New York City Mayor Bill de Blasio is said to be close to introducing council legislation that would ban the iconic downtown carriage trade.

De Blasio is expected to introduce a draft bill next week that would phase out the popular tourist carriages by 2016.

Efforts would be made to help the drivers find other work.

De Blasio, who was elected just under a year ago, had pledged during his mayoral campaign to end the trade, saying busy New York streets were no place for horses.

Advocates have campaigned against the trade for many years, citing the busy streets and the risk to horses.

Supporters say the animals are well looked after. They say the industry provides the city with a popular and iconic tourist attraction.

De Blasio has been at the center of a heated debate over the issue since his election.

It is understood the bill will achieve the phase-out by not renewing licenses. It contains provisions around the sale of horses, with a stipulation they not go for slaughter.

The bill is believed to contain provisions that would provide fee-free green-taxi licenses to the carriage drivers – at least for a time.

The bill is unlikely to go to a vote for about six months, while it undergoes city scrutiny, including an environmental review.

There are said to be provisions, too, for expressions of interest for potential alternatives, which would cover proposals including electric replica vintage cars.

The carriage drivers have union backing and can count Hollywood actor Liam Neeson, who has been vocal on the issue, among their supporters.

The group, Friends of Animals, said it was gratified that de Blasio was moving to ban the trade.
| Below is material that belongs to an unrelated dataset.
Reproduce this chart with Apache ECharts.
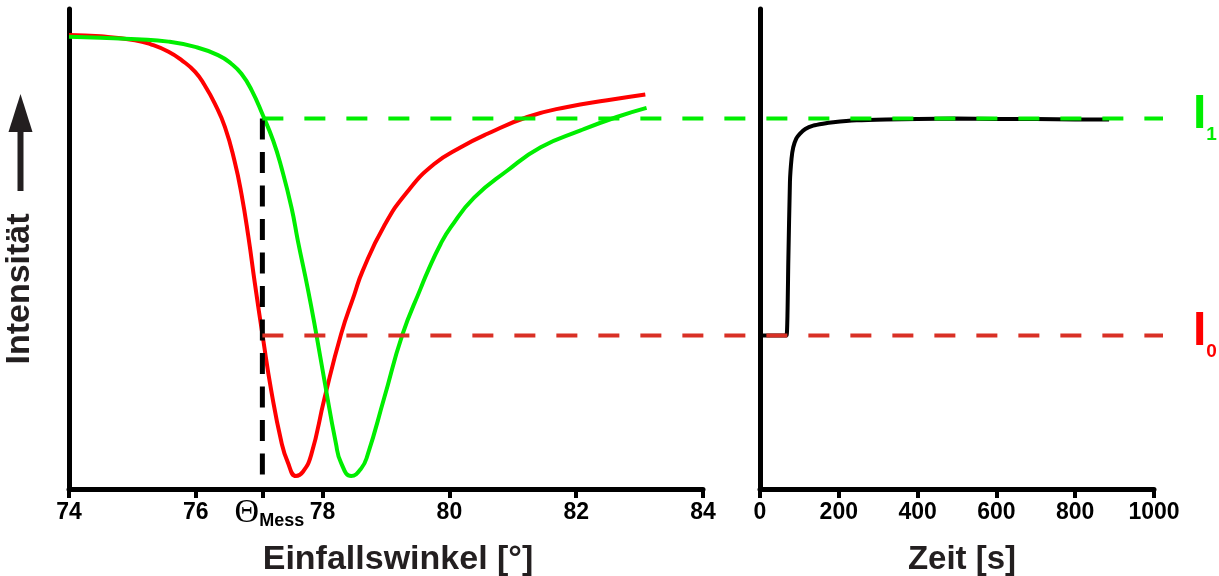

Campaign director Edita Birnkrant said: “Friends of Animals has monitored, criticized and agitated against the carriage horse trade for over 40 years from our Columbus Circle office.”

Finally, a mayor and city council were primed to banish the industry, not just attempt to regulate it, she said.

She said the organization would be happy to help in placing all of the horses in reputable sanctuaries once their working days were over.

“New York City is on the verge of making history by leading the way to become a more humane, progressive city for all by ensuring that a form of animal exploitation — carriage horse rides — will no longer be considered a tourist attraction in the greatest city in the world,” she said.